▶ _DIRECTIONS FOR THIS TASK_:
Retype the lines from the first one in the records down to the line containing "XAxis, YAxis, ReferenceLine", counting both, and leave out any pictures.
BEGIN MATERIAL FOR THE TASK
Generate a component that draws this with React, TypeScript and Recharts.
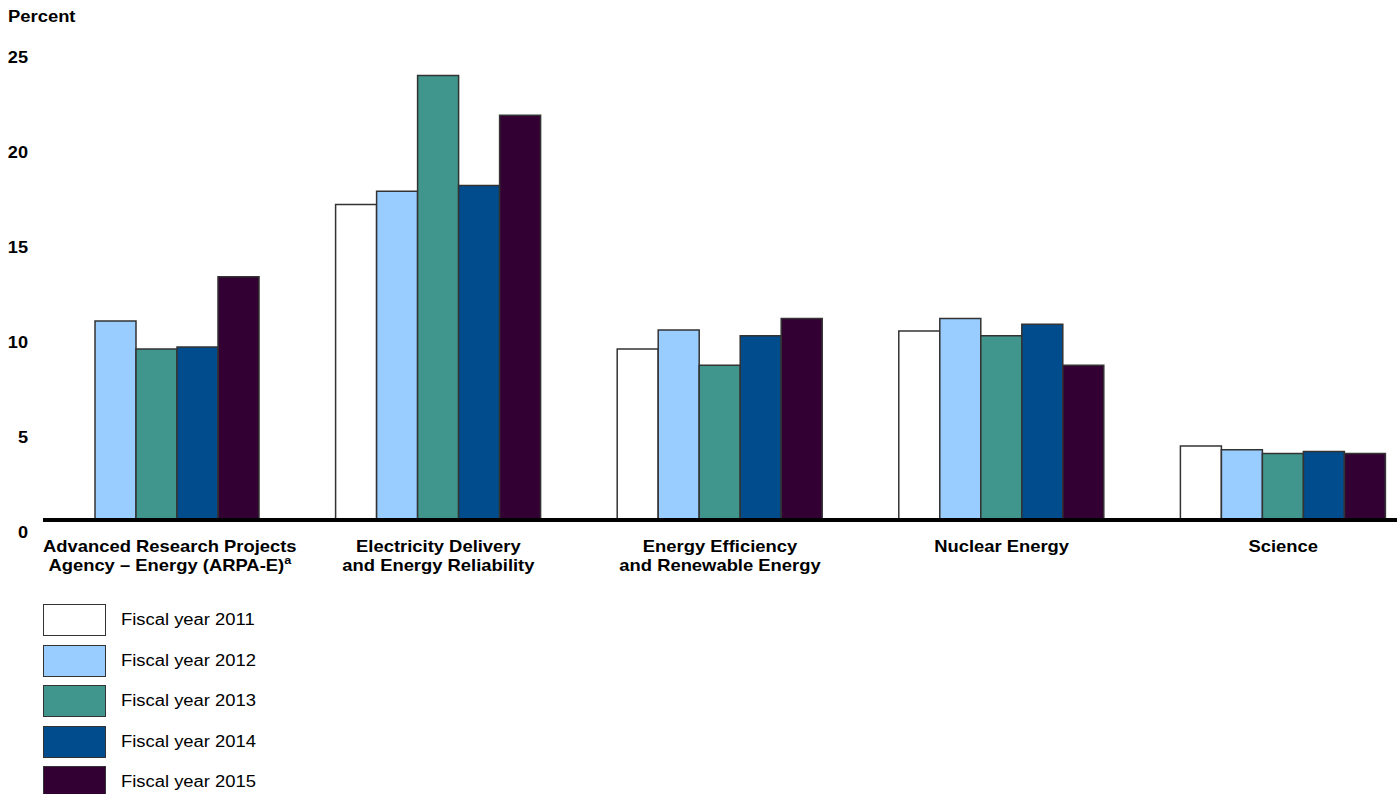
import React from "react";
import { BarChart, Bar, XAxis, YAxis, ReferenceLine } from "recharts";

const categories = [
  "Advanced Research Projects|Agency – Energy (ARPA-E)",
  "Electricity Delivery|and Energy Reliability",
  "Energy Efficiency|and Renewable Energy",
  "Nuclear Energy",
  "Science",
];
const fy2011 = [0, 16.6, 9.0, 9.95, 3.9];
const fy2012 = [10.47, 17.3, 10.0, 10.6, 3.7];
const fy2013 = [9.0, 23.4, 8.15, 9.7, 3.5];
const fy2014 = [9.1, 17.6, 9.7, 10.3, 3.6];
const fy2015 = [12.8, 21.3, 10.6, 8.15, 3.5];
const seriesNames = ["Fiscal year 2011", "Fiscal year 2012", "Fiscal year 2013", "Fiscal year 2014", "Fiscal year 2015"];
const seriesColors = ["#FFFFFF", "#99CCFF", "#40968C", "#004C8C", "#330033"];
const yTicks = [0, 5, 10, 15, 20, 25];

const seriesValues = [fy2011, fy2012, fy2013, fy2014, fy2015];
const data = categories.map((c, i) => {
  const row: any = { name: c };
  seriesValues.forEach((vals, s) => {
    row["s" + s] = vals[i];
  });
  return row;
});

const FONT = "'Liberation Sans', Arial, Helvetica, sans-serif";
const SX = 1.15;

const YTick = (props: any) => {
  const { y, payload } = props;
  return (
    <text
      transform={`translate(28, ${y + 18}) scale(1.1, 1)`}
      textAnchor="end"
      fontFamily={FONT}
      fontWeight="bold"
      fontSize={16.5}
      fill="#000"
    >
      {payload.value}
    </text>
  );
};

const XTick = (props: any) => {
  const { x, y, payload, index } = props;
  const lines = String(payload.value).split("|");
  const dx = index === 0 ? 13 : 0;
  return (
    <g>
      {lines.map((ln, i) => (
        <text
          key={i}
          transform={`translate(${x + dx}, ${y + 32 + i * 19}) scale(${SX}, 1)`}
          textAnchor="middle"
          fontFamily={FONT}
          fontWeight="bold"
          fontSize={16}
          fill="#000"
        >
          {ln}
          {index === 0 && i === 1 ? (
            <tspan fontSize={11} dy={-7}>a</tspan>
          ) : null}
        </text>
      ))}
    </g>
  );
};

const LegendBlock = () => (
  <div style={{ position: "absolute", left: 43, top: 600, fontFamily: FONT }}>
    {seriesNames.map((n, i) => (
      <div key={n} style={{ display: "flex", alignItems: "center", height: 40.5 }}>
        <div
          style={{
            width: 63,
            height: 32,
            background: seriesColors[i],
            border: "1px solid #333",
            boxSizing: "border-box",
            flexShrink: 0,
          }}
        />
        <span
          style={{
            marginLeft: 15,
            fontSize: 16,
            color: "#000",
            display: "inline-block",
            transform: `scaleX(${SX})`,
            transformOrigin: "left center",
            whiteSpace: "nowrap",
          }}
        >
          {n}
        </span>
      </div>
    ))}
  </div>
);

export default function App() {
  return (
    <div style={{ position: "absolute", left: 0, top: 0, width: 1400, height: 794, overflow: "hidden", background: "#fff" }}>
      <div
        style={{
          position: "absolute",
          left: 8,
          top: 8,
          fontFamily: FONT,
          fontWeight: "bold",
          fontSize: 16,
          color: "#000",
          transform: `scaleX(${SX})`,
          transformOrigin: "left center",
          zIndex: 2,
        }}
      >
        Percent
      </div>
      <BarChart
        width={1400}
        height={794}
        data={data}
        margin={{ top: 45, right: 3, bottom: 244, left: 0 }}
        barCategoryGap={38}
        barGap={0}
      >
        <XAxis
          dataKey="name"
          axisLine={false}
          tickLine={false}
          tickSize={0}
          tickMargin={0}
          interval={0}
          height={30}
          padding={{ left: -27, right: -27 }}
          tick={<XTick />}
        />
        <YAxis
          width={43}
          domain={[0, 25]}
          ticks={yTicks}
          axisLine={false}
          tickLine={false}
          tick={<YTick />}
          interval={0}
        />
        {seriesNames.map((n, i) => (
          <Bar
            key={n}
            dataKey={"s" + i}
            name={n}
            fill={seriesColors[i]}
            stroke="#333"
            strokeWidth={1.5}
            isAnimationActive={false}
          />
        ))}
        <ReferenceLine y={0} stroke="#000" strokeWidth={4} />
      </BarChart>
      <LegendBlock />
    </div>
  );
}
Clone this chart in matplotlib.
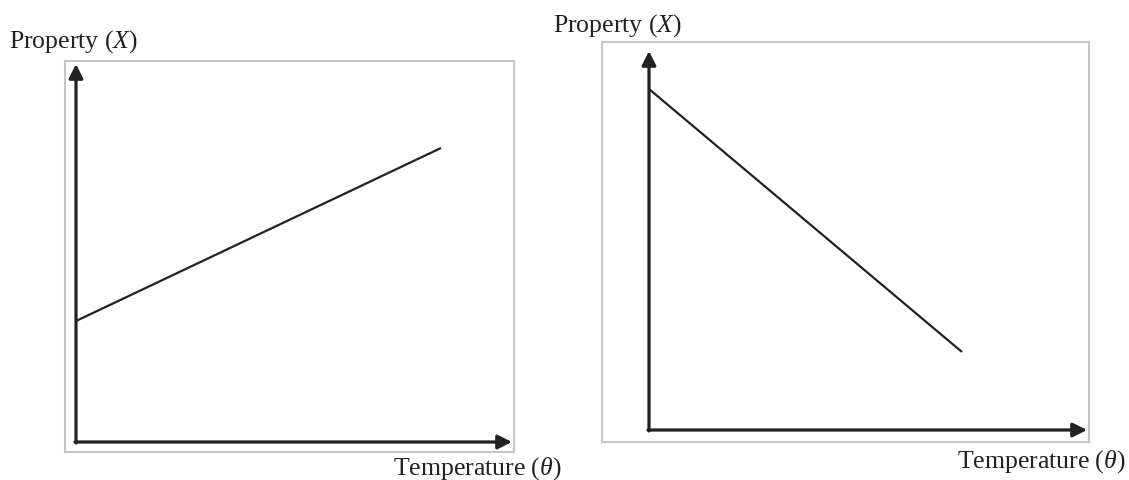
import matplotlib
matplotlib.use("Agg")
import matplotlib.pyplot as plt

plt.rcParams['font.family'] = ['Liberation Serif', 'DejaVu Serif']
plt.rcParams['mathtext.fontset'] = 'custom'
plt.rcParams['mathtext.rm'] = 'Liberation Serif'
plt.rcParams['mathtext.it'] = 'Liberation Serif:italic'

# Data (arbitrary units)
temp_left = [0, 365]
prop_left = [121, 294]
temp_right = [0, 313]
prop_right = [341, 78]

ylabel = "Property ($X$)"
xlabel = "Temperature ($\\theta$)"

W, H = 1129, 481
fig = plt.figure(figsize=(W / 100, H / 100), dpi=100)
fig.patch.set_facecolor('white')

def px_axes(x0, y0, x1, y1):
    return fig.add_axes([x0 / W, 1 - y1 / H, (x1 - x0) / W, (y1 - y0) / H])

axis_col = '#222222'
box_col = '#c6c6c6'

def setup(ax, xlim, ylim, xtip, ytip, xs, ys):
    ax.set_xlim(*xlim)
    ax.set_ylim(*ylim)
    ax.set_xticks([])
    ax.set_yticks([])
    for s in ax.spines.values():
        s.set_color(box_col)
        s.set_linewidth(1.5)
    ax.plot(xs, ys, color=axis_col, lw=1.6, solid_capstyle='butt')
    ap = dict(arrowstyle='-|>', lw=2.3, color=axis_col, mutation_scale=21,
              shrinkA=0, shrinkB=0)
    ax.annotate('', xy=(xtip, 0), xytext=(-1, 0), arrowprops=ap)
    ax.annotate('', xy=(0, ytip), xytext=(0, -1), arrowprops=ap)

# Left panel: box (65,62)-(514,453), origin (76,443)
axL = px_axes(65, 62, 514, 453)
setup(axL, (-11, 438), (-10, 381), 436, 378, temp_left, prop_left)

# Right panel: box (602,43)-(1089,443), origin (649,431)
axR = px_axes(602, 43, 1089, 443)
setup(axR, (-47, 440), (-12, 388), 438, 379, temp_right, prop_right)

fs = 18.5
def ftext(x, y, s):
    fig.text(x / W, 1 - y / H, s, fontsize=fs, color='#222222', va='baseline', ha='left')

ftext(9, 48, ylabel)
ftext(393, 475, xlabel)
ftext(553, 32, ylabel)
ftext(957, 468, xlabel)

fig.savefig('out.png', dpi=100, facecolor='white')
END MATERIAL FOR THE TASK
▶ _RESPONSE FOR THIS EXERCISE_:
Generate a component that draws this with React, TypeScript and Recharts.
import React from "react";
import { BarChart, Bar, XAxis, YAxis, ReferenceLine } from "recharts";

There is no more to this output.